## begin SUPPLIED MATERIAL

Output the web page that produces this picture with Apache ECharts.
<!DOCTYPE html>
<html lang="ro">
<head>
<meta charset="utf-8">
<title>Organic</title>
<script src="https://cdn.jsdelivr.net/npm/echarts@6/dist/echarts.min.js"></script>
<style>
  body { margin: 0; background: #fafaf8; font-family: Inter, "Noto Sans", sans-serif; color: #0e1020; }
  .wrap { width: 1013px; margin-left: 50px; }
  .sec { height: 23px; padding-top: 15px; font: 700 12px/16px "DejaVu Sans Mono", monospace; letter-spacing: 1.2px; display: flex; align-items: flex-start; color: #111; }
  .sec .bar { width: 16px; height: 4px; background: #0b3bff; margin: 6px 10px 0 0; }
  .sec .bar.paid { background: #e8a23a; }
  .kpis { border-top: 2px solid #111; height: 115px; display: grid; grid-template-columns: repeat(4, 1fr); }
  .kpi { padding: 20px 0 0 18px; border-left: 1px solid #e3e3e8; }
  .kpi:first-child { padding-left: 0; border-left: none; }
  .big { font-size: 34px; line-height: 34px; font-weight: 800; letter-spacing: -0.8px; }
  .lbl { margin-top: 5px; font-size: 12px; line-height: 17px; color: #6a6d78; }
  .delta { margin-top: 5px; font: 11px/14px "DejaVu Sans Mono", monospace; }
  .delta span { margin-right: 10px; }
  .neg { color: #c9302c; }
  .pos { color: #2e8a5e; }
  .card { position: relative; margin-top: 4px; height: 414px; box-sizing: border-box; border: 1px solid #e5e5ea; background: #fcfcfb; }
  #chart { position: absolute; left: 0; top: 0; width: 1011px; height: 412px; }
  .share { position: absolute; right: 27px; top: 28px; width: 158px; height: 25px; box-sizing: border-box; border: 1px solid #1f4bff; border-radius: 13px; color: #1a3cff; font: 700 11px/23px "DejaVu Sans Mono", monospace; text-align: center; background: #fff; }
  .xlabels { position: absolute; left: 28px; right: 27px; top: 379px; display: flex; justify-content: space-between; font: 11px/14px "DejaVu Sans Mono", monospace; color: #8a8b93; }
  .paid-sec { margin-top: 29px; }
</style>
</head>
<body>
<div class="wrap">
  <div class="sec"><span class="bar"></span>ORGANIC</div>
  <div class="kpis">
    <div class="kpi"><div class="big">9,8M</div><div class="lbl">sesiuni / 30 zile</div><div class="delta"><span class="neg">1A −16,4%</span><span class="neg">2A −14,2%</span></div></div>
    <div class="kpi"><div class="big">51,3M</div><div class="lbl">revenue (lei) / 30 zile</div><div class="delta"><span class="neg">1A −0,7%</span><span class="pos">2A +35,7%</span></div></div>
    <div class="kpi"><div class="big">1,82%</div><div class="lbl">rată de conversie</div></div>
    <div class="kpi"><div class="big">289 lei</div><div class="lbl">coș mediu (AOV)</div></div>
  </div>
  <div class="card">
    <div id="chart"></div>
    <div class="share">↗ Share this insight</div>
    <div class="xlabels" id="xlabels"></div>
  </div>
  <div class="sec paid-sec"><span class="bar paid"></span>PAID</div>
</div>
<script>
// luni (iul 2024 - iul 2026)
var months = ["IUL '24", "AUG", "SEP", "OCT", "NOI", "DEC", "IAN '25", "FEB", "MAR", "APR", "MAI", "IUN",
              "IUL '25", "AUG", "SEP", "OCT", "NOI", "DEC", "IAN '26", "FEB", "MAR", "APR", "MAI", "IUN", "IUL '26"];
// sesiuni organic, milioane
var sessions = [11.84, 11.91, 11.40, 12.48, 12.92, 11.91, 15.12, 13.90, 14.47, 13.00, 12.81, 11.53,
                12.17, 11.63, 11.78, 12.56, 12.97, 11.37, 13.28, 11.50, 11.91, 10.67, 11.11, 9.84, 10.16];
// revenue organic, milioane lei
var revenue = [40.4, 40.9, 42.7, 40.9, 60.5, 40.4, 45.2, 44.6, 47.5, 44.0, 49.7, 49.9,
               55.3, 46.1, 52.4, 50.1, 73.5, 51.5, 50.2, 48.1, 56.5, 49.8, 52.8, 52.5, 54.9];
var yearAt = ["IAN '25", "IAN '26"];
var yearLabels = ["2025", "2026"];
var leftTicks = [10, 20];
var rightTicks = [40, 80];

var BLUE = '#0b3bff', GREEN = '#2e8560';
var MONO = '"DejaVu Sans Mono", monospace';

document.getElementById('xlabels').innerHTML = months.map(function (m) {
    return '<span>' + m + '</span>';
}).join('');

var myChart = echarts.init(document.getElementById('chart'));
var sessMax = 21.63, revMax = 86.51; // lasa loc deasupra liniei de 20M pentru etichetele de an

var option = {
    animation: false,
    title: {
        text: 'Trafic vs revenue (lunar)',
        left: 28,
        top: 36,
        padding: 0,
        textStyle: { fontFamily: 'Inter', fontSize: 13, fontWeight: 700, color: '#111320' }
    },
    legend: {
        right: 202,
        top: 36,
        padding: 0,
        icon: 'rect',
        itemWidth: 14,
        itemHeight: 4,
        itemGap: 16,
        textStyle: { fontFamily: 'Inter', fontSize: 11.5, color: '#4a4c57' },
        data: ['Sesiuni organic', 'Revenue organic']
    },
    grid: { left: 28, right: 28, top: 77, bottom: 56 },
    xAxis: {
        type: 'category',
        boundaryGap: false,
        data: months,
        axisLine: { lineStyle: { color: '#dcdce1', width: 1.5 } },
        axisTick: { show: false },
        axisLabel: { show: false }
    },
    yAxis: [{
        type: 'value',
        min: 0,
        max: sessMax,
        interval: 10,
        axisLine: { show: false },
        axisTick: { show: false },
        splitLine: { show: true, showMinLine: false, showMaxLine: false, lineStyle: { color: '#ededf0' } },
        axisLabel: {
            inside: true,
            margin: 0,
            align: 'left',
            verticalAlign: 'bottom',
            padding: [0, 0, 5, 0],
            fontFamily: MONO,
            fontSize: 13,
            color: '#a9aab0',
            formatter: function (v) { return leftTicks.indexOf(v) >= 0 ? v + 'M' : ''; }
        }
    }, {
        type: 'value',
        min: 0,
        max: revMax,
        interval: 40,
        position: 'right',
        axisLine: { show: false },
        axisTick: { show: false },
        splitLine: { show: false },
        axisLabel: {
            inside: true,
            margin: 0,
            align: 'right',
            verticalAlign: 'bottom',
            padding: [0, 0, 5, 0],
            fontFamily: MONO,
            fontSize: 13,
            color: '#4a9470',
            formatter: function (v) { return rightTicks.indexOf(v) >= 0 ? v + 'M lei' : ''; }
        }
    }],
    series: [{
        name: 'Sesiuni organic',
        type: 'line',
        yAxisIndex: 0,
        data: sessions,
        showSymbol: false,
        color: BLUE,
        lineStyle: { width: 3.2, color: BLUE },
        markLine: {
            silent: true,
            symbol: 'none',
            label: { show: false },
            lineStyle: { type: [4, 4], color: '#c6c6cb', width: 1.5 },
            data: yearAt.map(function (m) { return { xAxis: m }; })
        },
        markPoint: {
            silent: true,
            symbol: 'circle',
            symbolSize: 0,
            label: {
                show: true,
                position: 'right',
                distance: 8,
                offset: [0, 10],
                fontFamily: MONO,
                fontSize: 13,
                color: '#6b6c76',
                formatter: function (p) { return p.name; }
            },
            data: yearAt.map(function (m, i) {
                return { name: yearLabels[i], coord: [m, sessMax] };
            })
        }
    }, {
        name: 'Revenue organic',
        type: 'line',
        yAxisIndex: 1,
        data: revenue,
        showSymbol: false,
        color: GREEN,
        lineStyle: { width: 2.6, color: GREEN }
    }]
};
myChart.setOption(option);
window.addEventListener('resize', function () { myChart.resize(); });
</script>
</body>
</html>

## end SUPPLIED MATERIAL
## begin SUPPLIED MATERIAL

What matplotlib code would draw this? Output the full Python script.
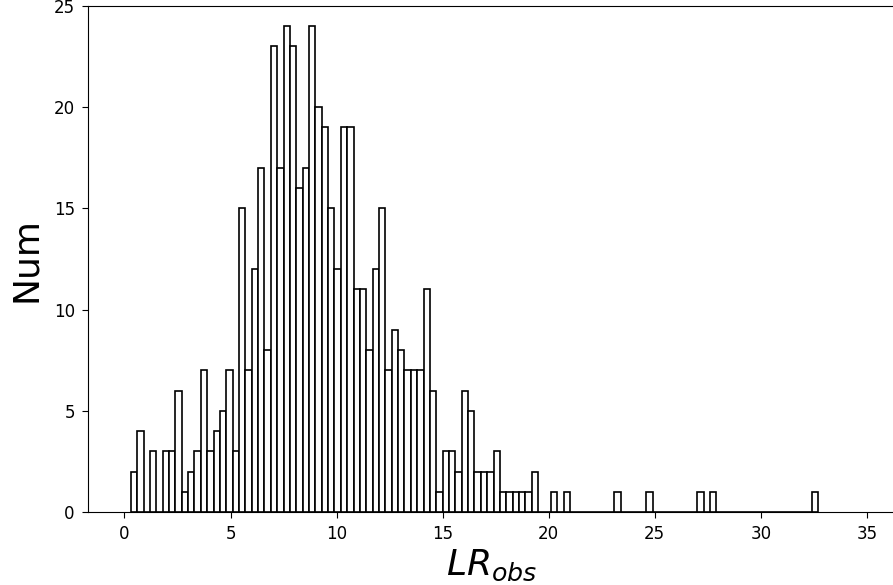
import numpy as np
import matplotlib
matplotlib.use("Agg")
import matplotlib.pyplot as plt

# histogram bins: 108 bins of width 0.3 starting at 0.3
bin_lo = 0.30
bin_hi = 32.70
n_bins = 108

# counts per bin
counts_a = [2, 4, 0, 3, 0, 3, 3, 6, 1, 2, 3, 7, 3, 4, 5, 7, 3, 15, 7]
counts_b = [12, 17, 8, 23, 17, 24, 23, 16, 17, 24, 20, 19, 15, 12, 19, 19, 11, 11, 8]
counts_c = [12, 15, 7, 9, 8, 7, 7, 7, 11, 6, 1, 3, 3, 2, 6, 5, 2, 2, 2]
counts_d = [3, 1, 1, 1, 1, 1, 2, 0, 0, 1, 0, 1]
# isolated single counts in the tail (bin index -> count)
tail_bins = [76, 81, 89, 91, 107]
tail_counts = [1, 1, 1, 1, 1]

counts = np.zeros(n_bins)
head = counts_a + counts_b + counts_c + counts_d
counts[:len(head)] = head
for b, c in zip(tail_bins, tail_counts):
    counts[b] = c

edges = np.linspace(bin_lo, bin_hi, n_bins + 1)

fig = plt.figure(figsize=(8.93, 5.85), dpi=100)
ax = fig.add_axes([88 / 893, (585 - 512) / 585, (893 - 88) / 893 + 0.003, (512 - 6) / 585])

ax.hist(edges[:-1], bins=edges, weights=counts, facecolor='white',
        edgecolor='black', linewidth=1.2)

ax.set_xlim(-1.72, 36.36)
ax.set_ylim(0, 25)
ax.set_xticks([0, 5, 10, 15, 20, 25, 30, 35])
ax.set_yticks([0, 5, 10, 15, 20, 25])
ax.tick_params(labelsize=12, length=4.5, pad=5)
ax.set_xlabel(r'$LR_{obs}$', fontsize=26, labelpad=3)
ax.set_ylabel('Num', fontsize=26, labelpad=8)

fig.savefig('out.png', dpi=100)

## end SUPPLIED MATERIAL
## begin SUPPLIED MATERIAL

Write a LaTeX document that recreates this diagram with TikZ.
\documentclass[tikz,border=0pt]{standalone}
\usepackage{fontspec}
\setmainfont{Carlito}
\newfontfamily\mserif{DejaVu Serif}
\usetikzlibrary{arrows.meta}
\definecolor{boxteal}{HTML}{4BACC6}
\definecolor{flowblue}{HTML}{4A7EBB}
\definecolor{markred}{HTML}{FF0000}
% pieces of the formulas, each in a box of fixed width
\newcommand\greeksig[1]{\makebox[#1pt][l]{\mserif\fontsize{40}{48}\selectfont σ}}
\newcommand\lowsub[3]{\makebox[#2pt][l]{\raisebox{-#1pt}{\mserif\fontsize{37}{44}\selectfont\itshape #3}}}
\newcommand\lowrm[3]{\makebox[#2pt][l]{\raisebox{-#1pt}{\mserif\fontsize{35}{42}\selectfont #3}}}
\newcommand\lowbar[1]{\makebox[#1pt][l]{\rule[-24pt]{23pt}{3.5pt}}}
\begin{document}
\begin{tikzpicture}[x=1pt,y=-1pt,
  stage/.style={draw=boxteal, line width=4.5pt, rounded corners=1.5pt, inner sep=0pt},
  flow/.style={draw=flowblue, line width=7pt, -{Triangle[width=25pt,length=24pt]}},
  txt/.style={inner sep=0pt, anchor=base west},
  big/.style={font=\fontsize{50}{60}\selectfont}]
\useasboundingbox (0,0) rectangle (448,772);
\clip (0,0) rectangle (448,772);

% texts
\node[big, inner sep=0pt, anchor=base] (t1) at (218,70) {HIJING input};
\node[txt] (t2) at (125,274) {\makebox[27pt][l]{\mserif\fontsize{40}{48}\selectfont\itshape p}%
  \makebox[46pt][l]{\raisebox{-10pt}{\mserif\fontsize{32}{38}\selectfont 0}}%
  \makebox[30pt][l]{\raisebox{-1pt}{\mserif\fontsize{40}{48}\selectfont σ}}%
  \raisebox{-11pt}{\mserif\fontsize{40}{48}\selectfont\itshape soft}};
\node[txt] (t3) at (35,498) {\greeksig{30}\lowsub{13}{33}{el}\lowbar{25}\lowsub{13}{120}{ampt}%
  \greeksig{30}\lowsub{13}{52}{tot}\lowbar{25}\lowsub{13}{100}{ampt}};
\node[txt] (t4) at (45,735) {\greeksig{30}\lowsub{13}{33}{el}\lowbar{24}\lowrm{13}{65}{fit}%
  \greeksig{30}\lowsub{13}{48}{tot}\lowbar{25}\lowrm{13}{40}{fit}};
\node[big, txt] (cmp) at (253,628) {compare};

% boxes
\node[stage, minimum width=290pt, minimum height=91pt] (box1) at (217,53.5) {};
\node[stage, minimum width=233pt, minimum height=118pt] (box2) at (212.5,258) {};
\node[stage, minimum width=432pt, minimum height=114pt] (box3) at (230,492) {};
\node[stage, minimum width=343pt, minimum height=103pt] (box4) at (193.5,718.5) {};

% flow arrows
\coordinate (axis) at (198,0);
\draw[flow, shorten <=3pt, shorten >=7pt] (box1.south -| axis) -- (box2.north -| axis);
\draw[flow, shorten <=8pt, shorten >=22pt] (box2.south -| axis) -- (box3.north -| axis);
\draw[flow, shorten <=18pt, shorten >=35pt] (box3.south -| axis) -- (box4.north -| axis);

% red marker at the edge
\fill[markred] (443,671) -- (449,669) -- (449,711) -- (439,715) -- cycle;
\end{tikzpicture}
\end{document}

## end SUPPLIED MATERIAL

§ **PROBLEM DETAILS**: Using the entries above, extract exactly the lines from the one that contains "What matplotlib code" through the one that contains "n_bins = 108". Do not carry over any pictures.

§ **THE COMPLETED TASK**:
What matplotlib code would draw this? Output the full Python script.
import numpy as np
import matplotlib
matplotlib.use("Agg")
import matplotlib.pyplot as plt

# histogram bins: 108 bins of width 0.3 starting at 0.3
bin_lo = 0.30
bin_hi = 32.70
n_bins = 108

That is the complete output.